A notable example involves Amazon’s “Just Walk Out” technology. For years, this system was marketed as a seamless AI experience where computer vision tracked what you took off the shelf so you could leave the store without checking out. However, reports in early 2024 revealed that the system relied heavily on over 1,000 workers in India who manually reviewed video footage to ensure transactions were accurate.
While Amazon stated that the human reviewers were primarily there to annotate data and train the model, the revelation damaged the public perception of the technology. It highlighted a reality of the current tech landscape: many “automated” systems are just people working behind the scenes.
How to Spot AI Washing
Investors and consumers need to look past the marketing copy. Here are three signs a company might be exaggerating its tech capabilities:
- Vague Terminology: Be skeptical of phrases like “proprietary neural engine” or “advanced cognitive computing” if the company cannot explain what the software actually does. If they cannot define the input and the output clearly, it might be marketing fluff.
- Sudden Pivots: If a company has existed for ten years as a standard software provider and suddenly rebrands as an “AI-first” company without hiring new engineering talent or releasing new products, they are likely just riding the hype cycle.
- The Wrapper Effect: Many startups today are simply “wrappers” for OpenAI’s GPT-4 or Anthropic’s Claude. While these tools are useful, a company claiming to have built its own massive AI model when it is actually just paying for an API subscription is misleading investors about its intellectual property.
Frequently Asked Questions
What is the difference between AI and an algorithm? An algorithm is a set of rules a computer follows to solve a problem. Simple software uses algorithms (like a calculator). AI, specifically machine learning, involves systems that can learn from data and improve over time without being explicitly programmed for every single outcome.

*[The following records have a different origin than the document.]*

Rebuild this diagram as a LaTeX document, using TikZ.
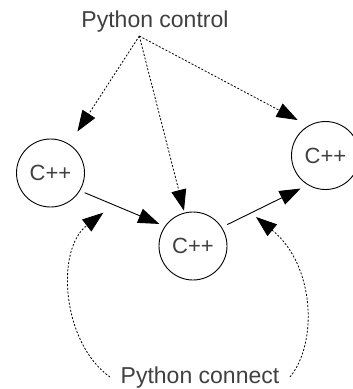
\documentclass[tikz,border=0pt]{standalone}
\usepackage{fontspec}
\setmainfont{Liberation Sans}
\usetikzlibrary{arrows.meta}
\definecolor{txtgray}{HTML}{404040}
\begin{document}
\begin{tikzpicture}[x=1pt,y=-1pt,
  cpp/.style={circle,draw=black,line width=0.9pt,minimum size=68pt,inner sep=0pt,
    text=txtgray,font=\fontsize{22}{26}\selectfont},
  lbl/.style={text=txtgray,font=\fontsize{23}{27}\selectfont,inner sep=0pt},
  tip/.style={-{Triangle[length=21pt,width=15pt]}},
  solidedge/.style={tip,line width=0.9pt},
  dotedge/.style={tip,line width=0.8pt,dash pattern=on 2pt off 1.7pt}]
\useasboundingbox (0,0) rectangle (353,389);
\node[lbl,anchor=base] (pc) at (155,27) {Python control};
\node[lbl,anchor=base] (pn) at (200,383) {Python connect};
\coordinate (ctrl) at (139.3,36);
\node[cpp] (left) at (50.5,173) {C++};
\node[cpp] (mid) at (193,246) {C++};
\node[cpp] (right) at (325.5,155.5) {C++};
\coordinate (cl) at (110,377);
\coordinate (cr) at (290,377);
\coordinate (tl) at (103.3,212.7);
\coordinate (tr) at (256,217);
\draw[solidedge,shorten <=5pt,shorten >=6pt] (left.-31) -- (mid.145);
\draw[solidedge,shorten <=6pt,shorten >=8pt] (mid.33) -- (right.239);
\draw[dotedge,shorten >=15pt] (ctrl) -- (left);
\draw[dotedge,shorten >=2pt] (ctrl) -- (mid);
\draw[dotedge,shorten >=12pt] (ctrl) -- (right.120);
\draw[dotedge] (cl) .. controls (62,343) and (55,250) .. (tl);
\draw[dotedge] (cr) .. controls (318,343) and (315,265) .. (tr);
\end{tikzpicture}
\end{document}
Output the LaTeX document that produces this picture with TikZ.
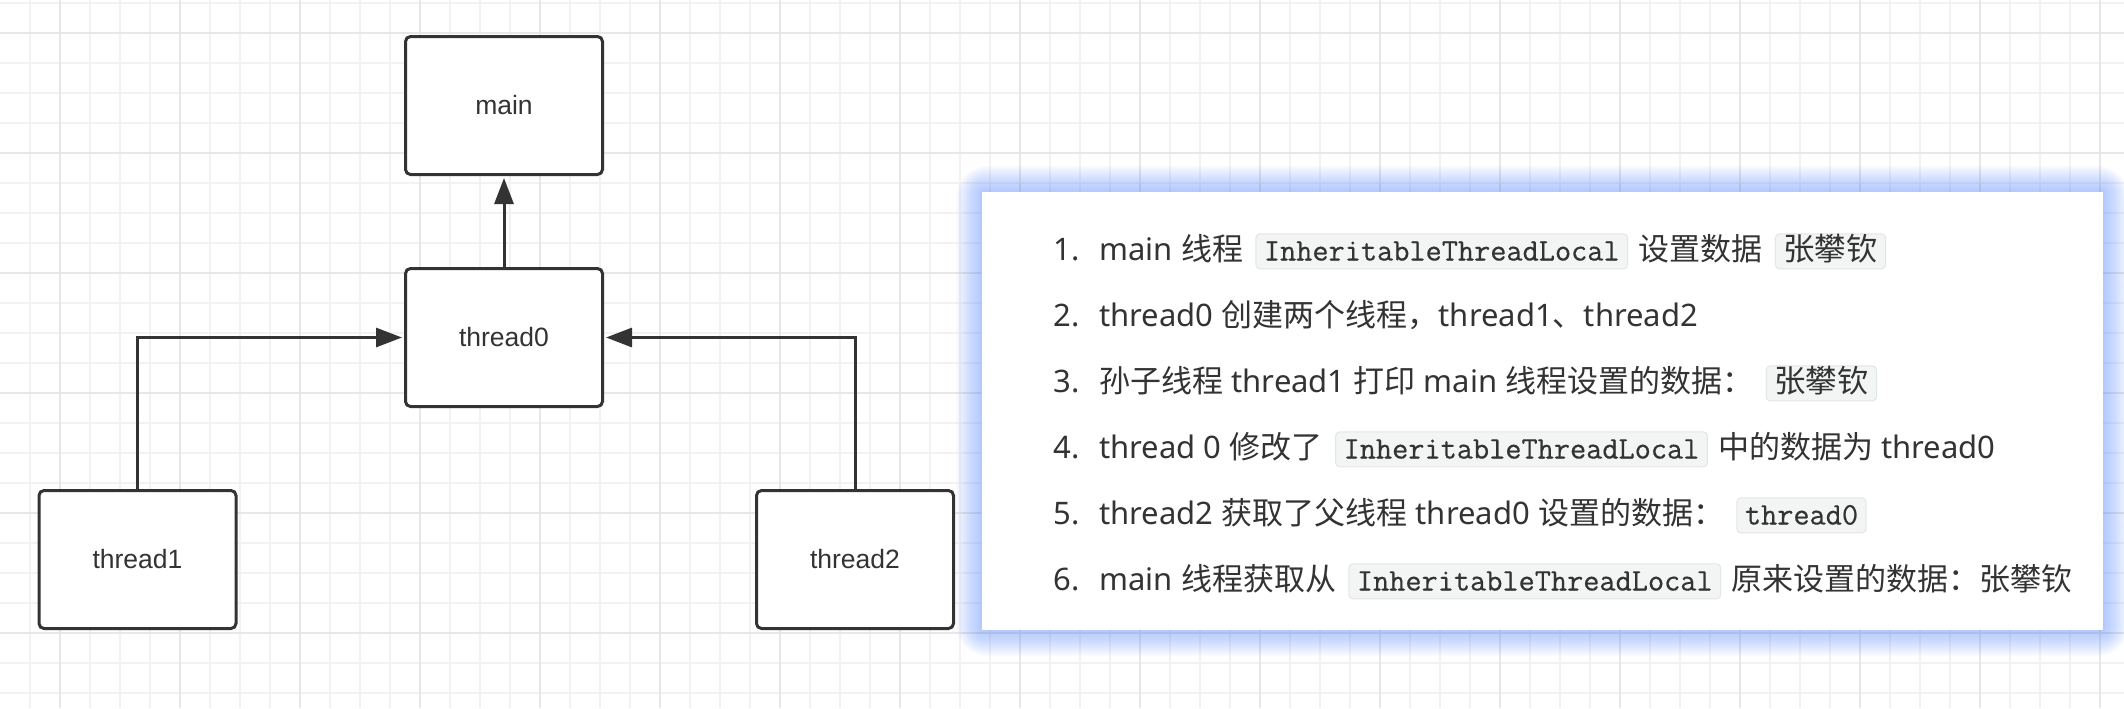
\documentclass[tikz,border=0pt]{standalone}
\usepackage{fontspec}
\setmainfont{Noto Sans}
\newfontfamily\cjkfont{Noto Sans CJK SC}
\newfontfamily\boxfont{Liberation Sans}
\newfontfamily\codefont[FakeBold=.5]{Latin Modern Mono}
\usetikzlibrary{arrows.meta,positioning}

\definecolor{ink}{HTML}{333333}
\definecolor{gridminor}{HTML}{F2F2F2}
\definecolor{gridmajor}{HTML}{E7E7E7}
\definecolor{glow}{HTML}{7BA4FF}
\definecolor{chipfill}{HTML}{F3F4F4}
\definecolor{chipline}{HTML}{E3E6E8}

\newcommand\zhtxt[1]{{\cjkfont #1}}

\tikzset{
	box/.style={draw=ink, line width=1.5pt, rounded corners=2.5pt, fill=white,
		minimum width=98.5pt, minimum height=69pt, text=ink,
		font=\boxfont\fontsize{13.25pt}{15pt}\selectfont},
	link/.style={draw=ink, line width=1.5pt, -{Triangle[length=13pt,width=9.5pt]}, shorten >=1pt},
	item/.style={anchor=base west, inner sep=0pt, text=ink, font=\fontsize{15.5pt}{18pt}\selectfont},
	code/.style={anchor=base west, fill=chipfill, draw=chipline, line width=.5pt, rounded corners=2pt,
		inner xsep=4pt, inner ysep=1.5pt, text height=11.8pt, text depth=2.7pt, text=ink,
		font=\codefont\fontsize{15.7pt}{18pt}\selectfont},
	minorgrid/.style={draw=gridminor, line width=1pt},
	majorgrid/.style={draw=gridmajor, line width=1pt},
}

\begin{document}
\begin{tikzpicture}[x=.5pt, y=-.5pt]
	\useasboundingbox (0,0) rectangle (2124,708);
	\fill[white] (0,0) rectangle (2124,708);
	
	% grid
	\foreach \k in {0,...,70}
		\draw[minorgrid] (29.5+\k*30,0) -- (29.5+\k*30,708);
	\foreach \k in {0,...,23}
		\draw[minorgrid] (0,2.7+\k*30) -- (2124,2.7+\k*30);
	\foreach \k in {0,...,17}
		\draw[majorgrid] (59.5+\k*120,0) -- (59.5+\k*120,708);
	\foreach \k in {0,...,5}
		\draw[majorgrid] (0,32.7+\k*120) -- (2124,32.7+\k*120);
	
	% threads
	\node[box] (main) at (504,105.5) {main};
	\node[box] (thread0) at (504,337.5) {thread0};
	\node[box] (thread1) at (137.5,559.5) {thread1};
	\node[box] (thread2) at (855,559.5) {thread2};
	
	\draw[link] (thread0) -- (main);
	\draw[link] (thread1) |- (thread0);
	\draw[link] (thread2) |- (thread0);
	
	% notes panel
	\foreach \g in {1,...,20}
		\fill[glow, opacity=.035, rounded corners=\g*.8pt] (982-\g*1.3,192-\g*1.3) rectangle (2103+\g*1.3,630+\g*1.3);
	\fill[white] (982,192) rectangle (2103,630);
	
	\node[item] (n1) at (1053,260.5) {1.};
	\node[item] (l1a) at (1099,260.5) {main \zhtxt{线程}};
	\node[code] (l1b) at ([xshift=6pt]l1a.base east) {InheritableThreadLocal};
	\node[item] (l1c) at ([xshift=5pt]l1b.base east) {\zhtxt{设置数据}};
	\node[code] (l1d) at ([xshift=6pt]l1c.base east) {\zhtxt{张攀钦}};
	
	\node[item] (n2) at (1053,326.5) {2.};
	\node[item] (l2a) at (1099,326.5) {thread0 \zhtxt{创建两个线程，}thread1\zhtxt{、}thread2};
	
	\node[item] (n3) at (1053,392.5) {3.};
	\node[item] (l3a) at (1099,392.5) {\zhtxt{孙子线程} thread1 \zhtxt{打印} main \zhtxt{线程设置的数据：}};
	\node[code] (l3b) at ([xshift=6pt]l3a.base east) {\zhtxt{张攀钦}};
	
	\node[item] (n4) at (1053,458.5) {4.};
	\node[item] (l4a) at (1099,458.5) {thread 0 \zhtxt{修改了}};
	\node[code] (l4b) at ([xshift=6pt]l4a.base east) {InheritableThreadLocal};
	\node[item] (l4c) at ([xshift=5pt]l4b.base east) {\zhtxt{中的数据为} thread0};
	
	\node[item] (n5) at (1053,524.5) {5.};
	\node[item] (l5a) at (1099,524.5) {thread2 \zhtxt{获取了父线程} thread0 \zhtxt{设置的数据：}};
	\node[code] (l5b) at ([xshift=6pt]l5a.base east) {thread0};
	
	\node[item] (n6) at (1053,590.5) {6.};
	\node[item] (l6a) at (1099,590.5) {main \zhtxt{线程获取从}};
	\node[code] (l6b) at ([xshift=6pt]l6a.base east) {InheritableThreadLocal};
	\node[item] (l6c) at ([xshift=5pt]l6b.base east) {\zhtxt{原来设置的数据：张攀钦}};
\end{tikzpicture}
\end{document}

Why is AI washing illegal? It falls under fraud and consumer protection laws. If a company lies about its capabilities to get you to buy their product or buy their stock, that is a material misrepresentation. The SEC protects investors from financial lies, while the FTC protects consumers from deceptive advertising.
Has anyone gone to jail for AI washing? Currently, most enforcement actions have resulted in civil penalties and fines (like the charges against Delphia and Global Predictions). However, if the fraud is massive and intentional (like the Theranos scandal, but for AI), criminal charges could theoretically follow in the future.
Does using ChatGPT count as AI washing? Using ChatGPT is not AI washing. However, claiming you built the technology behind ChatGPT when you are simply renting it constitutes AI washing. Companies must be transparent about whether they own the technology or are licensing it from a third party.